Hi all,
Next week (Wed March 6, at 12:00) the seminar will be open only for registered students.
The week after (Wed March 13, at 12:00) we will meet for our theory seminar with a talk by Lee-Ad Gottlieb.
Location: Building 503 room 226.
Speaker: Lee-Ad Gottlieb
Title: Near-Linear Time Approximation Schemes for Steiner Tree and Forest in Low-Dimensional Spaces
Abstract: In the Steiner tree and forest problems we are given a set 𝑆 of points, as well as a subset 𝑋 ⊆ 𝑆. The set 𝑆 − 𝑋 constitutes the Steiner
points, and 𝑋 the set of terminals.
The Steiner tree problem is to find a minimal spanning tree for 𝑋, where the tree may also utilize points of 𝑆 − 𝑋.

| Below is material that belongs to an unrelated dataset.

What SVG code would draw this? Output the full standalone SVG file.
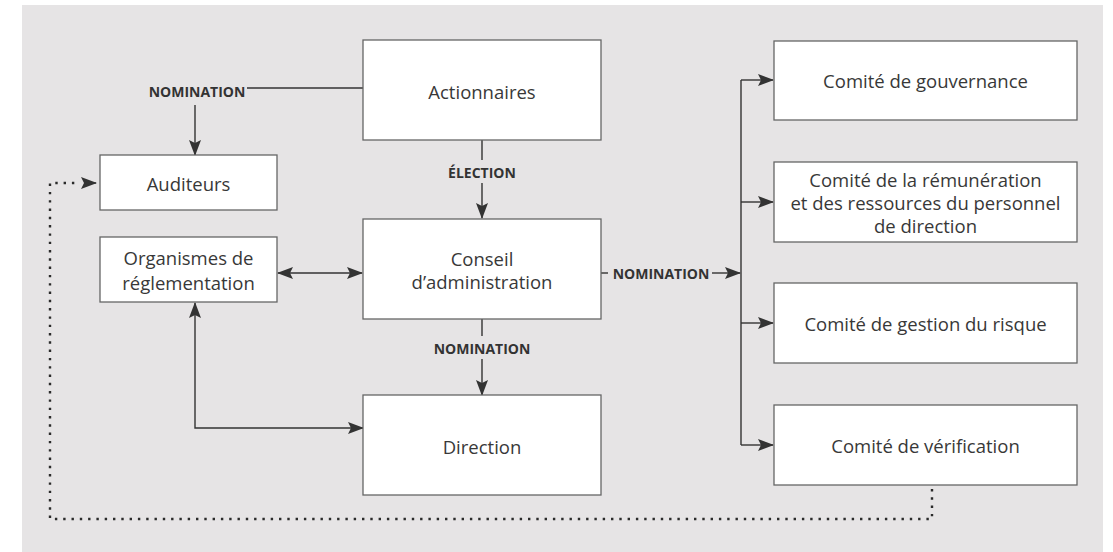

In the Steiner forest problem, we are also given a set of terminal pairs, and the goal is to find a collection of trees on 𝑆 in which every terminal pair is found in the same tree, and for which the sum of the edge-lengths in all the trees (the trees’ weights) is minimized.
We show how to derive near-linear time algorithms for these classic problems in metric spaces with low doubling dimension. On the way, we'll explore some interesting structural properties underlying these two problems, and how these properties affect the efficiency of the algorithmic solution.